Starting at the first line of the entries below, restate each line exactly until you reach the line with "plt.rcParams['font.family'] = ['Noto", and print that one too. Leave the pictures out and stop there.

Begin

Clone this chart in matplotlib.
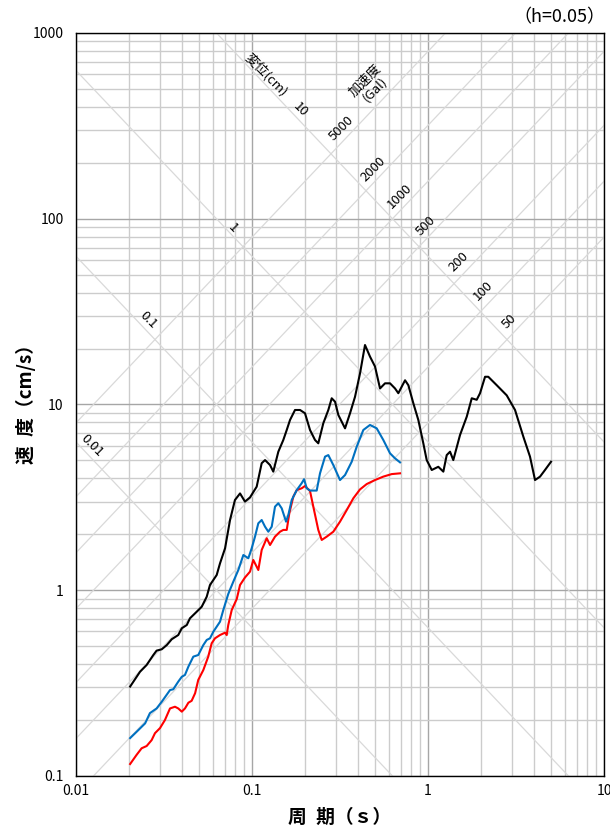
import numpy as np
import matplotlib
matplotlib.use("Agg")
import matplotlib.pyplot as plt

plt.rcParams['font.family'] = ['Noto Sans CJK JP', 'DejaVu Sans']

# spectra (period s, velocity cm/s)
t_black = [0.0203, 0.0231, 0.0252, 0.0275, 0.0287, 0.0307, 0.0328, 0.035, 0.0381, 0.0399,
           0.0426, 0.0444, 0.0485, 0.0518, 0.0553, 0.0577, 0.063, 0.0658, 0.0703, 0.075,
           0.080, 0.0855, 0.0912, 0.0974, 0.1063, 0.1135, 0.1186, 0.1266, 0.1321, 0.1411,
           0.1506, 0.1575, 0.1644, 0.1755, 0.1875, 0.2, 0.2136, 0.228, 0.238, 0.2542,
           0.2714, 0.2837, 0.2963, 0.3094, 0.3377, 0.3605, 0.3848, 0.4108, 0.4385, 0.4682,
           0.5, 0.5337, 0.5698, 0.6083, 0.6494, 0.6781, 0.7405, 0.7732, 0.8253, 0.881,
           0.9404, 0.983, 1.05, 1.144, 1.222, 1.277, 1.334, 1.392, 1.52, 1.66,
           1.772, 1.891, 1.975, 2.109, 2.2, 2.457, 2.8, 3.122, 3.48, 3.797,
           4.055, 4.33, 4.62, 5.0]
v_black = [0.303, 0.364, 0.396, 0.448, 0.473, 0.481, 0.507, 0.545, 0.574, 0.624,
           0.650, 0.706, 0.766, 0.815, 0.923, 1.067, 1.208, 1.396, 1.683, 2.388,
           3.06, 3.32, 3.0, 3.16, 3.61, 4.83, 5.02, 4.72, 4.35, 5.57,
           6.44, 7.29, 8.25, 9.34, 9.34, 8.97, 7.29, 6.44, 6.18, 7.93,
           9.34, 10.8, 10.35, 8.78, 7.44, 8.97, 11.0, 14.7, 20.9, 18.1,
           16.0, 12.2, 13.0, 13.0, 12.2, 11.5, 13.5, 12.7, 10.15, 8.25,
           6.18, 5.02, 4.44, 4.62, 4.35, 5.34, 5.57, 5.02, 6.85, 8.6,
           10.8, 10.6, 11.5, 14.1, 14.1, 12.7, 11.2, 9.34, 6.71, 5.24,
           3.92, 4.09, 4.44, 4.92]

t_blue = [0.0203, 0.0221, 0.0247, 0.0263, 0.0287, 0.0307, 0.0342, 0.0357, 0.0381, 0.0399,
          0.0416, 0.0435, 0.0464, 0.0495, 0.0529, 0.0553, 0.0577, 0.0603, 0.0658, 0.0687,
          0.0733, 0.0783, 0.0836, 0.0893, 0.0953, 0.0996, 0.104, 0.1086, 0.1135, 0.1186,
          0.1238, 0.1294, 0.1351, 0.1411, 0.1475, 0.1561, 0.1608, 0.1681, 0.1795, 0.1916,
          0.1975, 0.2046, 0.2136, 0.2331, 0.2434, 0.26, 0.2714, 0.2897, 0.3162, 0.3377,
          0.3686, 0.3935, 0.429, 0.4682, 0.511, 0.5572, 0.6083, 0.6494, 0.6934]
v_blue = [0.160, 0.173, 0.192, 0.218, 0.231, 0.251, 0.290, 0.293, 0.322, 0.342,
          0.350, 0.388, 0.439, 0.448, 0.507, 0.540, 0.551, 0.598, 0.677, 0.783,
          0.955, 1.112, 1.285, 1.548, 1.486, 1.683, 1.943, 2.293, 2.388, 2.198,
          2.066, 2.198, 2.818, 2.94, 2.76, 2.34, 2.54, 3.06, 3.46, 3.77,
          3.96, 3.54, 3.44, 3.44, 4.26, 5.24, 5.34, 4.72, 3.92, 4.17,
          4.92, 5.93, 7.29, 7.76, 7.44, 6.44, 5.46, 5.13, 4.88]

t_red = [0.0203, 0.0221, 0.0236, 0.0252, 0.0269, 0.0281, 0.030, 0.032, 0.0342, 0.0365,
         0.0381, 0.0399, 0.0416, 0.0435, 0.0454, 0.0475, 0.0495, 0.0529, 0.0564, 0.059,
         0.0616, 0.0658, 0.0703, 0.0718, 0.0733, 0.0767, 0.0819, 0.0855, 0.0912, 0.0974,
         0.1017, 0.1086, 0.1135, 0.1212, 0.1266, 0.1351, 0.1443, 0.1506, 0.1575, 0.1629,
         0.1717, 0.1795, 0.1916, 0.2, 0.2136, 0.223, 0.238, 0.2489, 0.2657, 0.2897,
         0.3162, 0.3451, 0.3764, 0.4108, 0.4485, 0.5, 0.5572, 0.6221, 0.6934]
v_red = [0.116, 0.130, 0.141, 0.145, 0.156, 0.170, 0.181, 0.200, 0.231, 0.236,
         0.231, 0.222, 0.231, 0.248, 0.254, 0.279, 0.329, 0.372, 0.439, 0.518,
         0.551, 0.574, 0.591, 0.574, 0.650, 0.783, 0.897, 1.067, 1.171, 1.259,
         1.455, 1.285, 1.647, 1.905, 1.752, 1.943, 2.066, 2.112, 2.112, 2.596,
         3.19, 3.46, 3.54, 3.64, 3.42, 2.818, 2.112, 1.865, 1.943, 2.066,
         2.34, 2.70, 3.126, 3.49, 3.73, 3.92, 4.09, 4.22, 4.26]

# tripartite guide lines
disp_cm = [0.01, 0.1, 1, 10]
acc_gal = [50, 100, 200, 500, 1000, 2000, 5000]

# label anchors (period, velocity) for the guide lines
disp_lbl = [("0.01", 0.0123, 5.98), ("0.1", 0.0257, 28.5), ("1", 0.0781, 89.2), ("10", 0.1875, 385)]
acc_lbl = [("5000", 0.3234, 307), ("2000", 0.489, 184.6), ("1000", 0.6934, 131.4),
           ("500", 0.974, 91.4), ("200", 1.487, 58.7), ("100", 2.062, 41.0), ("50", 2.897, 27.9)]

fig = plt.figure(figsize=(6.1, 8.31), dpi=100)
ax = fig.add_axes([0.1246, 0.0662, 0.8656, 0.8941])
ax.set_xscale('log')
ax.set_yscale('log')
ax.set_xlim(0.01, 10)
ax.set_ylim(0.1, 1000)

ax.grid(True, which='major', color='#a6a6a6', lw=1.0)
ax.grid(True, which='minor', color='#cccccc', lw=1.0)
ax.set_axisbelow(True)

tt = np.logspace(-2, 1, 50)
for d in disp_cm:
    ax.plot(tt, 2 * np.pi * d / tt, color='#d9d9d9', lw=0.9, zorder=1)
for a in acc_gal:
    ax.plot(tt, a * tt / (2 * np.pi), color='#d9d9d9', lw=0.9, zorder=1)

for s, t, v in disp_lbl:
    ax.text(t, v, s, rotation=-45, ha='center', va='center', fontsize=9.5)
for s, t, v in acc_lbl:
    ax.text(t, v, s, rotation=45, ha='center', va='center', fontsize=9.5)
ax.text(0.120, 594, "変位(cm)", rotation=-45, ha='center', va='center', fontsize=9.5)
ax.text(0.468, 525, "加速度\n(Gal)", rotation=45, ha='center', va='center',
        fontsize=9.5, linespacing=1.0, multialignment='center')

ax.plot(t_black, v_black, color='black', lw=1.5, zorder=5)
ax.plot(t_blue, v_blue, color='#0070c0', lw=1.5, zorder=4)
ax.plot(t_red, v_red, color='#ff0000', lw=1.5, zorder=3)

ax.set_xticks([0.01, 0.1, 1, 10], ["0.01", "0.1", "1", "10"])
ax.set_yticks([0.1, 1, 10, 100, 1000], ["0.1", "1", "10", "100", "1000"])
ax.tick_params(which='both', length=0, labelsize=10)
ax.tick_params(axis='y', pad=9)
ax.tick_params(axis='x', pad=6)
for sp in ax.spines.values():
    sp.set_color('black')
    sp.set_linewidth(1.0)

ax.set_xlabel("周\u2002期（ｓ）", fontsize=13.5, fontweight='bold')
ax.xaxis.set_label_coords(0.5, -0.043)
ax.set_ylabel("速\u2002度（cm/s）", fontsize=13.5, fontweight='bold')
ax.yaxis.set_label_coords(-0.076, 0.507)
fig.text(0.993, 0.9795, "（h=0.05）", ha='right', va='center', fontsize=13)

fig.savefig("out.png", dpi=100)
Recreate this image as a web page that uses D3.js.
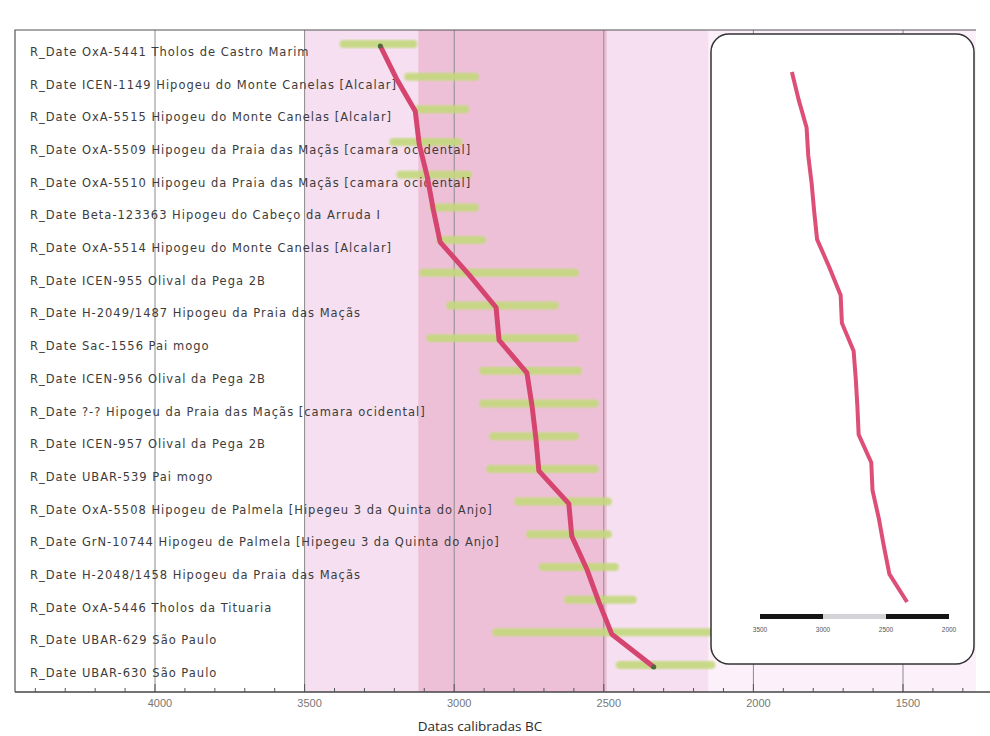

End

■ **Task answer**:
Clone this chart in matplotlib.
import numpy as np
import matplotlib
matplotlib.use("Agg")
import matplotlib.pyplot as plt

plt.rcParams['font.family'] = ['Noto Sans CJK JP', 'DejaVu Sans']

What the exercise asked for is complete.